There, he was also exposed to abstraction, notably
the work of Richard Diebenkorn who was an alumnus
and professor there. As part of Hook’s studies, he
went to Italy, enrolling in Perugia’s Università per
Stranieri. He intended to spend a year there, but
the Vietnam War forced him to return to New Mexico
after four months.
After
graduating from U.N.M. with a B.F.A., Hook studied
at the respected Art Center College of Design in Los
Angeles, California, an experience he considers to
be the most important part of his training. There
Hook learned graphics and illustration preparing for
his career in advertising, a vocation he followed
for many years. Hook moved to Denver, Colorado in
1975 where he lived for over twenty years. In 1987,
he began to devote all his efforts to his fine art.
Today, he works out of his studios in Carmel, California,
and in Santa Fe, New Mexico. These specific locales
are important to him because of his respect for the
historic artists of the West including New Mexico
painters, Victor Higgins and E. Martin Hennings, and
California artists, Sam Hyde Harris and Edgar Payne.
To
create his paintings, Hook uses his photos as references.

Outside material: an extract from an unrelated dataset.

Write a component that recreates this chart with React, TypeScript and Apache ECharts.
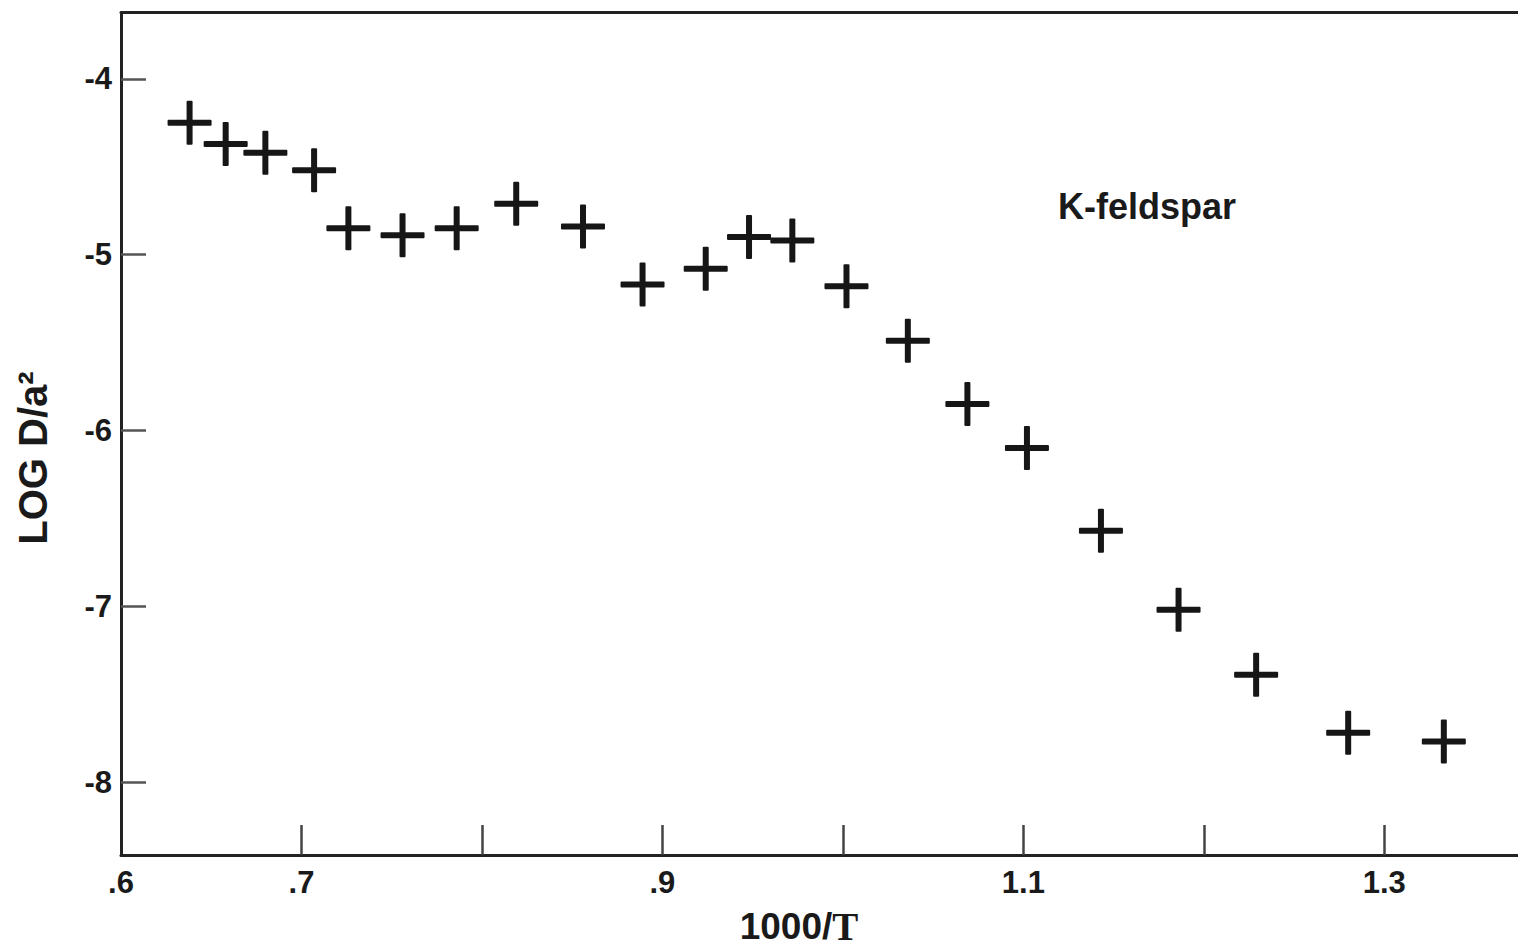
import React, { useEffect, useRef } from "react";
import * as echarts from "echarts";

// 1000/T values (x) and LOG D/a² values (y)
const invTemp = [
  0.638, 0.658, 0.68, 0.707, 0.726, 0.756, 0.786, 0.819, 0.856, 0.889, 0.924,
  0.948, 0.972, 1.002, 1.036, 1.069, 1.102, 1.143, 1.186, 1.229, 1.28, 1.333,
];
const logDa2 = [
  -4.25, -4.37, -4.42, -4.52, -4.85, -4.89, -4.85, -4.71, -4.84, -5.17, -5.08,
  -4.9, -4.92, -5.18, -5.49, -5.85, -6.1, -6.57, -7.02, -7.39, -7.72, -7.77,
];
const xTicks = [0.7, 0.8, 0.9, 1.0, 1.1, 1.2, 1.3];
const xTickLabels = [0.6, 0.7, 0.9, 1.1, 1.3];
const yTicks = [-8, -7, -6, -5, -4];
const xRange = [0.6, 1.3741];
const yRange = [-8.415, -3.6225];
const seriesName = "K-feldspar";

const PLUS =
  "path://M19,1 Q19,0 20,0 L24,0 Q25,0 25,1 L25,19 L43,19 Q44,19 44,20 L44,24 Q44,25 43,25 L25,25 L25,43 Q25,44 24,44 L20,44 Q19,44 19,43 L19,25 L1,25 Q0,25 0,24 L0,20 Q0,19 1,19 L19,19 Z";

const SANS = "'Liberation Sans', Arial, Helvetica, sans-serif";
const SERIF = "'Liberation Serif', 'Times New Roman', serif";

export default function App() {
  const ref = useRef<HTMLDivElement>(null);

  useEffect(() => {
    if (!ref.current) return;
    const chart = echarts.init(ref.current, undefined, { renderer: "svg" });
    const data = invTemp.map((x, i) => [x, logDa2[i]]);
    const labelStyle = {
      fontFamily: SANS,
      fontWeight: "bold" as const,
      fontSize: 31,
      color: "#1a1a1a",
    };
    chart.setOption({
      animation: false,
      backgroundColor: "#ffffff",
      grid: { left: 121, right: 0, top: 12.5, bottom: 95, containLabel: false },
      xAxis: [
        {
          type: "value",
          position: "bottom",
          min: xRange[0],
          max: xRange[1],
          axisLine: { show: true, lineStyle: { color: "#222", width: 3 } },
          axisTick: {
            show: true,
            inside: true,
            length: 30,
            customValues: xTicks,
            lineStyle: { color: "#444", width: 2.5 },
          },
          axisLabel: {
            ...labelStyle,
            margin: 12,
            customValues: xTickLabels,
            formatter: (v: number) => String(Number(v.toFixed(2))).replace(/^0\./, "."),
          },
          splitLine: { show: false },
        },
        {
          type: "value",
          position: "top",
          min: xRange[0],
          max: xRange[1],
          axisLine: { show: true, onZero: false, lineStyle: { color: "#222", width: 3 } },
          axisTick: { show: false },
          axisLabel: { show: false },
          splitLine: { show: false },
        },
      ],
      yAxis: {
        type: "value",
        min: yRange[0],
        max: yRange[1],
        axisLine: { show: true, onZero: false, lineStyle: { color: "#222", width: 3 } },
        axisTick: {
          show: true,
          inside: true,
          length: 25,
          customValues: yTicks,
          lineStyle: { color: "#555", width: 2.5 },
        },
        axisLabel: {
          ...labelStyle,
          margin: 9,
          customValues: yTicks,
          formatter: (v: number) => String(Math.round(v)),
        },
        splitLine: { show: false },
      },
      series: [
        {
          name: seriesName,
          type: "scatter",
          xAxisIndex: 0,
          data,
          symbol: PLUS,
          symbolSize: 44,
          itemStyle: { color: "#161616", opacity: 1 },
        },
      ],
      graphic: [
        {
          type: "text",
          x: 1058,
          y: 206,
          style: {
            text: seriesName,
            fontFamily: SANS,
            fontWeight: "bold",
            fontSize: 36,
            fill: "#1a1a1a",
            align: "left",
            verticalAlign: "middle",
          },
        },
        {
          type: "text",
          x: 799,
          y: 926,
          style: {
            text: "{a|1000/}{b|T}",
            align: "center",
            verticalAlign: "middle",
            rich: {
              a: { fontFamily: SANS, fontWeight: "bold", fontSize: 37, fill: "#1a1a1a" },
              b: { fontFamily: SERIF, fontWeight: "bold", fontSize: 39, fill: "#1a1a1a" },
            },
          },
        },
        {
          type: "text",
          x: 33,
          y: 458,
          rotation: Math.PI / 2,
          style: {
            text: "LOG D/a²",
            fontFamily: SANS,
            fontWeight: "bold",
            fontSize: 40,
            fill: "#1a1a1a",
            align: "center",
            verticalAlign: "middle",
          },
        },
      ],
    });
    return () => chart.dispose();
  }, []);

  return (
    <div
      ref={ref}
      style={{ position: "absolute", left: 0, top: 0, width: 1518, height: 950 }}
    />
  );
}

He then employs vibrant shades of acrylic paint laid
on the canvases with wide brushes. In spite of this,
Hook’s paintings are not expressionistic, but are
crisply realistic. His subjects vary ranging from
close-up views, such as “White Iris,” to mid-range
sights like “See-Through,” and to wide open vistas
as seen in “Sage at Sundown.” One key interest for
Hook that transcends his work is luminosity, with
his pieces revealing his skill in conveying the look
of light and shadow.
Though
Hook is not an abstractionist, he does use many modernist
techniques. His colors are often emphasized beyond
their appearance in nature. Distant areas of scenery
are intentionally made vague by applying layers of
subtle color in order to achieve a two dimensional
effect. And, although his bold brushwork reduces the
elements of his compositions to a combination of painterly
gestures, Hook’s results are not modernist, but are
examples of his own signature realism.